Construction starts on 15MW Solar Frontier PV plant at former golf course; Japan’s first extra-high-voltage megasolar plant using small inverters

Tokyo-based Showa Shell Sekiyu subsidiary Solar Frontier – the largest manufacturer of CIS (copper indium selenium) thin-film photovoltaic (PV) solar modules – says that construction has started on a 15MW solar power plant on a 400,000m2 site at a former golf course in Nakagawa, Tochigi Prefecture, Japan owned by developer Takara Leben Co Ltd. Takara Leben already has eight operating solar power plants in Japan with a combined capacity of 10MW, but aims to expand its capacity to 100MW. Hitachi Zosen is providing engineering, procurement & construction (EPC) services for the new project.

Output of the 120,000 x 165W modules amounts to 19.8MW. With power conditioning (750 x 20kW), the capacity is 15MW. The projected annual capacity of the plant is about 21,000,000kWh (equivalent to 3700 homes), reducting annual CO2 emissions by about 11,000 tons. Power generated by the plant will be sold to the grid.

The project is said to mark the first time that small inverters have been used in an extra-high-voltage megasolar plant in Japan. The overall design is expected to reduce the initial investment cost and ongoing operating expenses for the project, as well as spreading the risk of power loss and the need for site work during construction.

Solar Frontier says that its CIS thin-film PV modules have a higher tolerance for partial shading and heat compared with crystalline silicon modules, providing higher energy output as well as enabling the plant to provide more stable output on north-facing slopes.

The use of small inverters is expected to provide lower ongoing operating expenses and risk for the project. Fairways and other areas in golf courses differ in size, requiring a more complex array layout and electrical system design. Central inverters have, until now, limited this design. However, this project takes a different approach by using small 20kW inverters to overcome the configuration issue. The system design also spreads the risk of power loss since equipment can be replaced on the same day.

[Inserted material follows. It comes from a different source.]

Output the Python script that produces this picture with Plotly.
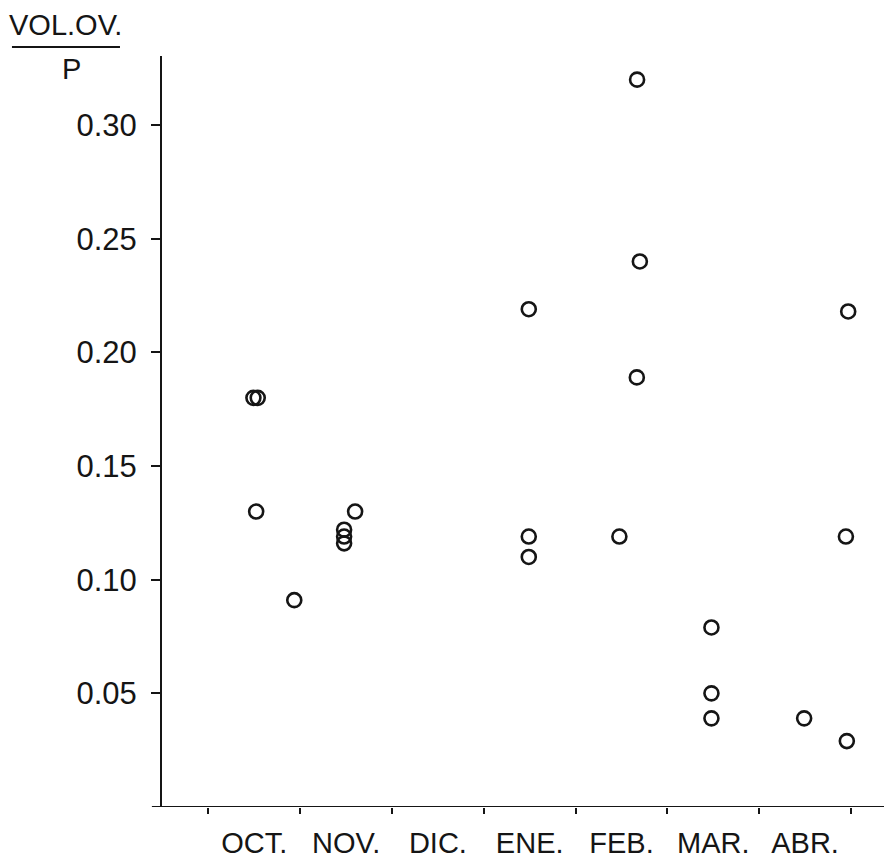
import plotly.graph_objects as go

# Month positions (0 = start of October, 1 = start of November, ...)
months = ["OCT.", "NOV.", "DIC.", "ENE.", "FEB.", "MAR.", "ABR."]
month_centers = [0.5, 1.5, 2.5, 3.5, 4.5, 5.5, 6.5]
month_bounds = [0, 1, 2, 3, 4, 5, 6, 7]

# Sample time (fractional month index) and VOL.OV./P values
x_vals = [0.49, 0.537, 0.52, 0.935,
          1.598, 1.478, 1.478, 1.478,
          3.49, 3.49, 3.49,
          4.67, 4.70, 4.667, 4.477,
          5.48, 5.48, 5.48,
          6.49, 6.97, 6.945, 6.955]
y_vals = [0.180, 0.180, 0.130, 0.091,
          0.130, 0.122, 0.119, 0.116,
          0.219, 0.119, 0.110,
          0.320, 0.240, 0.189, 0.119,
          0.079, 0.050, 0.039,
          0.039, 0.218, 0.119, 0.029]

y_ticks = [0.05, 0.10, 0.15, 0.20, 0.25, 0.30]
y_ticktext = ["0.05", "0.10", "0.15", "0.20", "0.25", "0.30"]

INK = "#151515"
FONT = "Liberation Sans"

fig = go.Figure()
fig.add_trace(go.Scatter(
    x=x_vals, y=y_vals, mode="markers",
    marker=dict(symbol="circle-open", size=14, color=INK,
                line=dict(width=2.6, color=INK)),
    showlegend=False, hoverinfo="skip"))

fig.update_layout(
    width=884, height=861,
    margin=dict(l=162, r=0, t=56, b=54),
    paper_bgcolor="white", plot_bgcolor="white",
    font=dict(family=FONT, size=29, color=INK),
    xaxis=dict(
        range=[-0.506, 7.36],
        tickvals=month_centers, ticktext=months,
        ticks="", showgrid=False, zeroline=False, showline=False,
        ticklabelstandoff=16,
        tickfont=dict(size=29, color=INK),
        minor=dict(tickvals=month_bounds, ticks="outside", ticklen=6,
                   tickwidth=2, tickcolor=INK, showgrid=False),
    ),
    yaxis=dict(
        range=[0, 0.3304],
        tickvals=y_ticks, ticktext=y_ticktext,
        ticks="outside", ticklen=9, tickwidth=2, tickcolor=INK,
        showgrid=False, zeroline=False,
        showline=True, linewidth=2, linecolor=INK,
        ticklabelstandoff=8,
        tickfont=dict(size=31, color=INK),
    ),
    shapes=[
        # x axis baseline (extends slightly left of the y axis)
        dict(type="line", xref="paper", yref="y", x0=-0.014, x1=1, y0=0, y1=0,
             line=dict(color=INK, width=2)),
        # fraction bar of the y-axis title
        dict(type="line", xref="paper", yref="paper", x0=-0.2078, x1=-0.0582,
             y0=1.012, y1=1.012, line=dict(color=INK, width=2)),
    ],
    annotations=[
        dict(text="VOL.OV.", xref="paper", yref="paper", x=-0.133, y=1.041,
             xanchor="center", yanchor="middle", showarrow=False,
             font=dict(size=29, color=INK, family=FONT)),
        dict(text="P", xref="paper", yref="paper", x=-0.125, y=0.9827,
             xanchor="center", yanchor="middle", showarrow=False,
             font=dict(size=29, color=INK, family=FONT)),
    ],
)

fig.write_html("out.html")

The plant’s design is reckoned to reduce the burden on the environment by negating the need for site work due to its use of a one-pile foundation structure. This means that not only is the height difference between modules in east-west installed arrays smaller, but the number of pile-drivers used in the installation is less than half that of previous installations, resulting in shorter installation time and a reduction in environmental burden.